Sunday, November 30, 2008

Early Branching

Recently a coworker and I were looking at a versioning problem with some code that had been integrated into the current release branch (from some parallel branch) and we stopped and asked ourselves; "Why are these integ issues always so complicated, and why do we always hit them at the end of a release cycle?"

I have had the fortunate experience to work for software companies where the build was a transparent luxury that developers knew almost nothing about (It just worked!), and companies where the build was some Machiavellian Rube Goldberg machine that worked if no one made any mistakes and sage was burned at the right hour on night before a release. The interesting thing is that despite the technologies or languages or platforms that the build system used the one thing that seemed to make the biggest difference was when the branches were cut.

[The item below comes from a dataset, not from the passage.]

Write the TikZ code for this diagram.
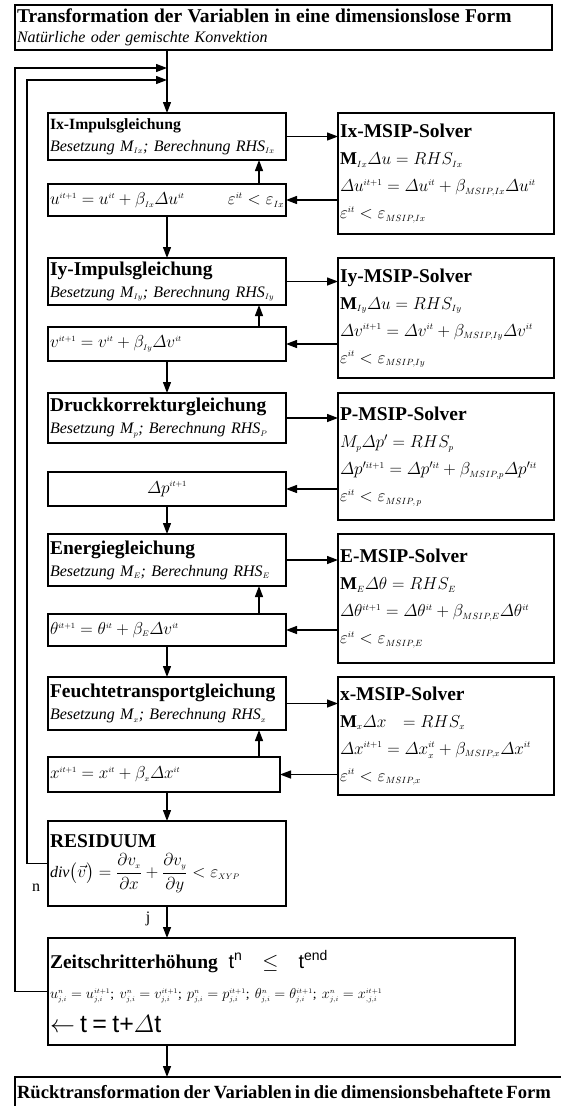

Of all the branching strategies I have come across the one that I've witnessed the greatest success with is early branching. Why does this seem to work better then late branching (or variants of merge/propagate early/often)? I think for a couple key reasons:
  1. Branching is done for clear and coherent reasons. As soon as a release is planned a branch is cut. It ties together clear release requirements to a physical code base from which those documents can be evaluated against at any given moment.
  2. It isolates potentially conflicting parallel work and helps to minimize developer collisions and build downtime
  3. Reduces concurrent branch explosion. (I have seen companies with 9-10 concurrent branches all hoping they can merge them together at the 11th hour and release)
  4. Potentially underestimated tasks (Hey we need to support a new platform!) are identified early and release plans (or requirements) can be adjusted accordingly.
While I think #1 is probably the one that gives developers and project managers the biggest benefit, #4 is where I've seen hours, days, even weeks of time saved. It is self evident that knowing potential problems early in a software cycle is better then late, but it is also surprising how often this is missed because no one foresaw any major problems. Developers are also human, and as opposed to strategies which are more laissez-faire in their version control restrictions (often relying on the wise developer to remember to do all right integing) this approach minimizes mistakes and is more forgiving when mistakes do happen. And if we have learned anything from books like Microserfs or Dreaming in Code, it's that software is hard enough without adding unforgiving process into the mix.

1 comment:

Carter said...

*shill alert*
I'm the "fellow employee" mentioned in the post. I totally agree that early branching is a good approach. From a build and release perspective, it offers these advantages-


1. Developers don't have to rebase their checkouts from branch A to branch B at the appointed branch moment.
Almost every organization that does late branching has a few checkins go to the wrong branch during the week the release is branched.


2. Fewer build infrastructure failures at branch time.
If you late branch, it means that at the end of a release, you try to add new entries to your CI loop, perhaps add new machines to support the new platforms, etc. This is done at the most inconvenient time of the release.


3. Clarity when examining diffs. If you look at the change history for a file in late branching, you have to hopscotch from one branch to another to diff early changes from late changes in the release.


4. Clarity about what work went into what branch.
A year after a release, any memory about when a branch was cut for a release will be a very distant memory. It takes a little archeology to figure what segment on main corresponds to what release. There is no such problem in early branching.